This is the second in a series of posts about American medical care and the government’s attempts to meddle in it. Posts about other topics may appear between them.
My first post in this series pointed out that among the people who want to do away with the way medical care is delivered in America, most of them cite
But few Americans really want to “abandon our system.” Polls repeatedly show that 75 to 80 percent of us are happy with our coverage and our care. What most people do want is to find a way to accommodate those who are faced with hardships that genuinely prevent them from receiving medical services.
But the percentage of our population which falls into that category is small, and finding a way to accommodate them does not require that we eradicate the entire apparatus by which our care is delivered.
Obama has breezily claimed that 47 million Americans are uninsured, but nobody who analyzes the census estimates concurs with him. Sure, for 2007 (the most recent year for which census estimates exist) the stated number of uninsured was 45.7 million. However, after you back out the number of non-citizens -- and the number of people who already qualified for existing public care -- and the number of high earners who chose not to buy insurance because they could afford to pay for whatever treatment they needed -- and the number of people who were temporarily uninsured because they were between jobs, or were simply waiting to meet their new employer’s waiting period before they could be eligible for benefits -- the number plummets to anywhere from 8 to 15 million, depending on who’s doing the estimating.
And that is a relatively small number that should be easy to deal with.
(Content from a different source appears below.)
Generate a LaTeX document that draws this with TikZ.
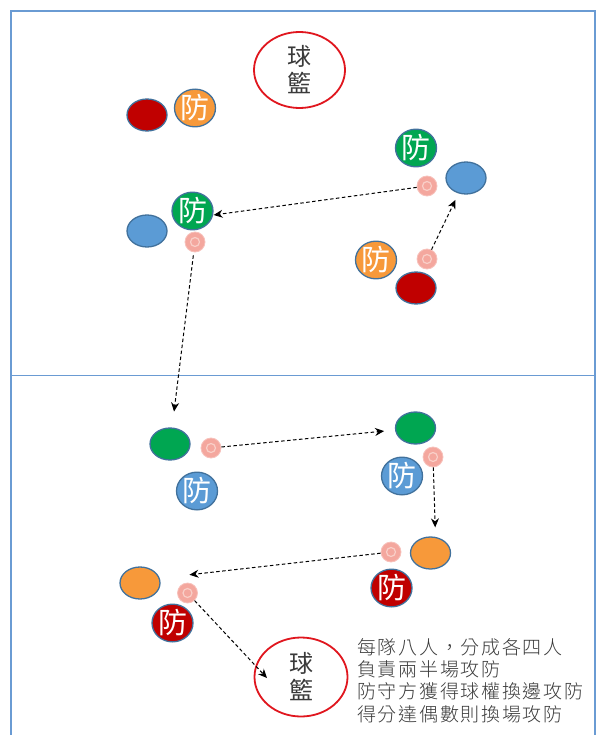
\documentclass[tikz,border=0pt]{standalone}
\usepackage{fontspec}
\newfontfamily\cjk{Noto Sans CJK TC}
\newfontfamily\cjkwide[LetterSpace=9]{Noto Sans CJK TC Light}
\usepackage{tikz}
\usetikzlibrary{arrows.meta,shapes.geometric}
\definecolor{frameblue}{HTML}{6A9BD3}
\definecolor{outl}{HTML}{41719C}
\definecolor{pred}{HTML}{C00000}
\definecolor{porange}{HTML}{F7993A}
\definecolor{pgreen}{HTML}{00A651}
\definecolor{pblue}{HTML}{5B9BD5}
\definecolor{ballpink}{HTML}{F4A79E}
\definecolor{balllight}{HTML}{F9CFC8}
\definecolor{basketred}{HTML}{E0161E}
\definecolor{textgray}{HTML}{3A3A3A}

\begin{document}
\begin{tikzpicture}[
  x=1pt, y=-1pt,
  every node/.style={font=\cjk},
  player/.style={draw=outl, line width=1.3pt, ellipse, minimum width=40pt, minimum height=32pt, inner sep=0pt},
  defender/.style={player, text=white, font=\cjk\fontsize{29}{29}\selectfont},
  ball/.style={circle, fill=ballpink, draw=ballpink!70!white, line width=0.8pt, minimum size=20pt, inner sep=0pt,
    path picture={\draw[balllight, line width=1.2pt] (path picture bounding box.center) circle[radius=4.5pt];}},
  basket/.style={draw=basketred, line width=1.8pt, ellipse, fill=white, minimum width=91pt, minimum height=76pt,
    inner sep=0pt, align=center, text=textgray, font=\cjk\fontsize{24}{27}\selectfont},
  pass/.style={-{Stealth[length=9pt,width=8pt]}, dash pattern=on 3.5pt off 2.5pt, line width=1pt},
]
\useasboundingbox (0,0) rectangle (599,735);
\draw[frameblue, line width=2.6pt] (11,735) -- (11,11) -- (595,11) -- (595,735);
\draw[frameblue, line width=1pt] (11,375) -- (595,375);

% upper half
\node[basket] (basketA) at (299.5,70) {球\\籃};
\node[player, fill=pred] (redA) at (147,115) {};
\node[defender, fill=porange] (defA) at (195,108) {防};
\node[defender, fill=pgreen] (defB) at (416,148) {防};
\node[ball] (ballA) at (427,186) {};
\node[player, fill=pblue] (blueA) at (466,178) {};
\node[defender, fill=pgreen] (defC) at (192.5,211) {防};
\node[player, fill=pblue] (blueB) at (147,231) {};
\node[ball] (ballB) at (195,242) {};
\node[defender, fill=porange] (defD) at (376,260) {防};
\node[ball] (ballC) at (427,259) {};
\node[player, fill=pred] (redB) at (416,288) {};

% lower half
\node[player, fill=pgreen] (greenA) at (170,444) {};
\node[ball] (ballD) at (211,448) {};
\node[defender, fill=pblue] (defE) at (197,491) {防};
\node[player, fill=pgreen] (greenB) at (415.5,428) {};
\node[ball] (ballE) at (433,457) {};
\node[defender, fill=pblue] (defF) at (402,476) {防};
\node[player, fill=porange] (orangeA) at (430.5,553) {};
\node[ball] (ballF) at (391,552) {};
\node[defender, fill=pred] (defG) at (391.5,588) {防};
\node[player, fill=porange] (orangeB) at (140,583) {};
\node[ball] (ballG) at (187.5,593) {};
\node[defender, fill=pred] (defH) at (172.5,623) {防};
\node[basket, minimum width=93pt, minimum height=79pt] (basketB) at (301,677) {球\\籃};
\coordinate (shot) at (267,678);

\draw[pass] (ballA) -- ([yshift=-4pt]defC.east);
\draw[pass, shorten >=7pt] (ballC) -- (blueA);
\draw[pass, shorten <=3pt, shorten >=16pt] (ballB) -- (greenA);
\draw[pass, shorten >=11pt] (ballD) -- (greenB);
\draw[pass, shorten >=9pt] (ballE) -- ([xshift=5pt]orangeA.north);
\draw[pass, shorten >=2pt] (ballF) -- ([yshift=18pt]ballG.center);
\draw[pass] (ballG) -- (shot);

\node[anchor=north west, align=left, text=textgray, inner sep=0pt,
  font=\cjkwide\fontsize{19}{22.3}\selectfont] (rules) at (357,638)
  {每隊八人，分成各四人\\負責兩半場攻防\\防守方獲得球權換邊攻防\\得分達偶數則換場攻防};
\end{tikzpicture}
\end{document}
There are many things (to be discussed in a future post) that Obama & Co. could do to help those people without jeopardizing the care everyone else receives. However, those things are not even being discussed because the government’s goal is not to help people, but to control them.
On many occasions, Obama has said that under the proposed legislation you can keep your current plan if you like it and keep your current doctor if you like him. This is not true. The House bill would assess a fine, equal to anywhere from 2 to 8 percent of payroll, on employers who do not provide medical insurance to their workers. What Obama & Co. choose not to tell you is that for most employers, the amount of money they are already paying for medical insurance is much higher than that -- usually around 15 percent of payroll. Therefore, the fine will actually incent businesses to drop their insurance. In a competitive environment, what business owner would not choose to pay 2 to 8 percent to the government over paying 15 percent to an insurer.
Worse, when you look at page 16 of the bill, you will find that after your employer drops your insurance, the so-called public option will be the only one available to you because purchasing private insurance will then be illegal.
Further, the bill forbids anyone who does keep their private insurance after the legislation goes into effect from ever making any changes to it...so if you (or your employer) want to do anything like change your deductible or your prescription co-pay, or opt out of maternity coverage, you must either 1) forget the idea, or 2) lose your coverage and be forced into the public system since new private insurance will not be legal.
If the president and his minions were honest, they would stop referring to their plan as a public “option” and call it what it is: a dictate from on high that has everything to do with seizing power and nothing to do with saving lives.
1 comment:
How does taking over the medical system constitute seizing power? Why not just do what Busch did and overstep his authority. So that congress cowers and is too frightened to take their rightful place in checking the power of the executive.